How do you make the case for something that is so highly technical as extreme transaction processing, when you are conversing with a mostly non-technical crowd? I've puzzled about this for a while now. I think the only way to do this effectively is to talk about the approach in an abstract sense and relate the return to something tangible to the particular crowd. For the business, it comes down to dollars and competitive differentiation. They neither care nor can conceive of the design differences between 500 tps and 50,000 tps request processing.
I wrote a fine 100+ page document for a customer outlining their 5 year IT strategy plan, which is largely centered on XTP and a couple of other things.

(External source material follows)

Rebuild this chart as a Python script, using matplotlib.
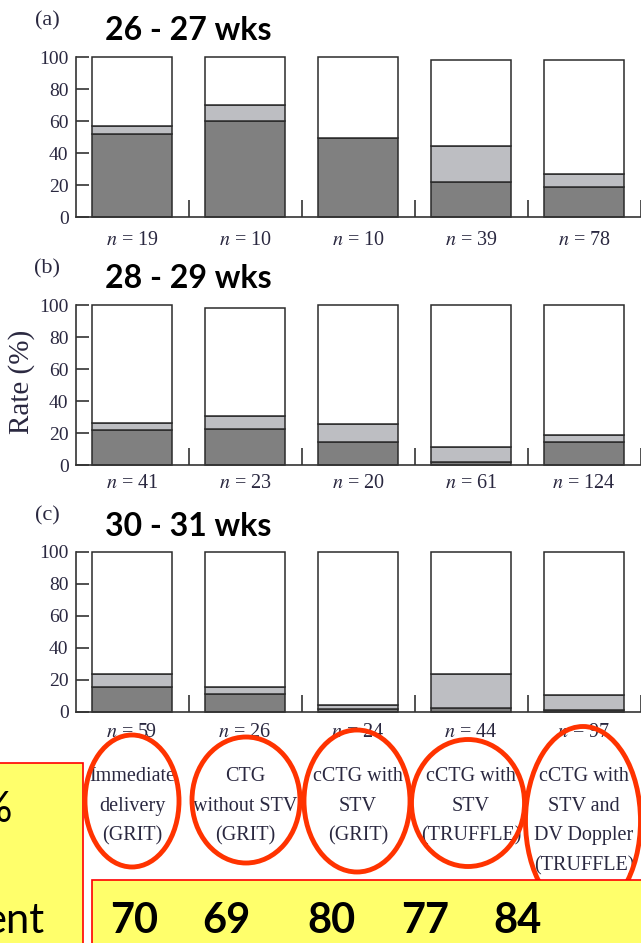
import numpy as np
import matplotlib
matplotlib.use("Agg")
import matplotlib.pyplot as plt
from matplotlib.patches import Ellipse, Rectangle
from matplotlib.transforms import blended_transform_factory

plt.rcParams['font.family'] = ['Liberation Serif', 'DejaVu Serif']
plt.rcParams['mathtext.fontset'] = 'stix'

### data
strategies = ["Immediate\ndelivery\n(GRIT)",
              "CTG\nwithout STV\n(GRIT)",
              "cCTG with\nSTV\n(GRIT)",
              "cCTG with\nSTV\n(TRUFFLE)",
              "cCTG with\nSTV and\nDV Doppler\n(TRUFFLE)"]
panel_tags = ["(a)", "(b)", "(c)"]
gest_ages = ["26 - 27 wks", "28 - 29 wks", "30 - 31 wks"]

# rate (%) of the dark and light grey segments, and bar total
dark = [[52, 60, 49.5, 22, 18.5],
        [22, 22.5, 14.5, 2, 14.5],
        [15.5, 11, 1.8, 2.5, 1.2]]
light = [[5, 10, 0, 22.5, 8.5],
         [4.5, 8, 11, 9.5, 4.5],
         [8, 4.5, 2.7, 21, 9.2]]
total = [[100, 100, 100, 98, 98],
         [100, 98, 100, 100, 100],
         [100, 100, 100, 100, 100]]
n_cases = [[19, 10, 10, 39, 78],
           [41, 23, 20, 61, 124],
           [59, 26, 24, 44, 97]]
agreement = [70, 69, 80, 77, 84]

DARK = '#808080'
LIGHT = '#bdbec2'
EDGE = '#2b2b2b'
INK = '#2a2840'
YELLOW = '#ffff6b'
RED = '#ff3300'

W, H = 641, 943
fig = plt.figure(figsize=(W / 100, H / 100), dpi=100)


def fx(px):
    return px / W


def fy(py):
    return 1 - py / H


panel_tops = [57, 305, 552]
n_offsets = [17, 13, 15]   # points below the baseline for the n = ... labels
plot_h = 160
x = np.arange(len(strategies))

axes = []
for k in range(3):
    ax = fig.add_axes([fx(75.5), fy(panel_tops[k] + plot_h), 565 / W, plot_h / H])
    d = np.array(dark[k])
    l = np.array(light[k])
    t = np.array(total[k])
    style = dict(width=0.71, edgecolor=EDGE, linewidth=1.1, clip_on=False)
    ax.bar(x, d, color=DARK, **style)
    ax.bar(x, l, bottom=d, color=LIGHT, **style)
    ax.bar(x, t - d - l, bottom=d + l, color='white', **style)

    ax.set_xlim(-0.5, 4.5)
    ax.set_ylim(0, 100)
    for s in ['top', 'right']:
        ax.spines[s].set_visible(False)
    for s in ['left', 'bottom']:
        ax.spines[s].set_linewidth(1.2)
        ax.spines[s].set_color('#333333')
    ax.set_yticks(range(0, 101, 20))
    ax.tick_params(axis='y', direction='in', length=9, width=1.2, pad=5,
                   labelsize=14, labelcolor=INK, color='#333333')
    ax.set_xticks(x + 0.5)
    ax.set_xticklabels([])
    ax.tick_params(axis='x', direction='in', length=12, width=1.2, color='#333333')

    for i, n in enumerate(n_cases[k]):
        ax.annotate(f"$n$ = {n}", (i, 0), xytext=(0, -n_offsets[k]),
                    textcoords='offset points', ha='center', va='center',
                    fontsize=14.5, color=INK)

    fig.text(fx(47), fy(panel_tops[k] - 36), panel_tags[k], ha='center', va='center',
             fontsize=16, color=INK)
    fig.text(fx(105), fy(panel_tops[k] - 26), gest_ages[k], ha='left', va='center',
             family=['Lato', 'DejaVu Sans'], weight='bold', fontsize=23, color='black')
    axes.append(ax)

fig.text(fx(22), fy(382), "Rate (%)", rotation=90, ha='center', va='center',
         fontsize=21, color=INK)

# strategy names under the last panel
ax_c = axes[-1]
trans = blended_transform_factory(ax_c.transData, fig.transFigure)
for i, name in enumerate(strategies):
    ax_c.text(i, fy(767), name, transform=trans, ha='center', va='top',
              fontsize=14.5, linespacing=1.76, color=INK)

# slide overlay: circled strategies and yellow boxes
ov = fig.add_axes([0, 0, 1, 1])
ov.set_xlim(0, W)
ov.set_ylim(H, 0)
ov.axis('off')

rings = [(132, 801, 94, 132), (246, 800, 108, 126), (357, 801, 106, 142),
         (468, 803, 113, 127), (583, 821, 115, 189)]
for j, (cx, cy, w, h) in enumerate(rings):
    ov.add_patch(Ellipse((cx, cy), w, h, fill=False, edgecolor=RED, linewidth=3.5,
                         zorder=2 if j == 4 else 5))

ov.add_patch(Rectangle((-5, 763), 88, 200, facecolor=YELLOW, edgecolor='#ff0000',
                       linewidth=1.2, zorder=3))
ov.add_patch(Rectangle((92, 880), 580, 80, facecolor=YELLOW, edgecolor='#ff0000',
                       linewidth=1.2, zorder=3))

ov.text(12, 810, "%", ha='right', va='center', family=['Lato', 'DejaVu Sans'],
        fontsize=30, zorder=4)
ov.text(44, 933, "ent", ha='right', va='baseline', family=['Lato', 'DejaVu Sans'],
        fontsize=30, zorder=4)

# agreement figures typed along the bottom box
starts = [110, 202, 307, 401, 493]
for px, v in zip(starts, agreement):
    ov.text(px, 933, str(v), ha='left', va='baseline', family=['Lato', 'DejaVu Sans'],
            weight='bold', fontsize=30, zorder=4)

fig.savefig('out.png', dpi=100)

Sure, extreme transaction processing is typically the domain of "extreme" volume. But, invert the design plan, and you get efficient transaction processing - the most bang for the least bucks. We're talking about taking monkey work out of the extraordinarily expensive data tier and letting the much less expensive app tier keep a copy of the data it most frequently needs. Think "scale-down computing". Take one machine, make it do as much as it possibly can, and continue deploying until you meet your SLAs. In so doing, we avoid the need to make bigger the really expensive parts of our environment (mainframes, RDBMS, SAN, etc) until there is absolutely no other course of action.
A ha. Now we're getting somewhere.
In the unlikely event that someone is actually reading this, does that make sense to you?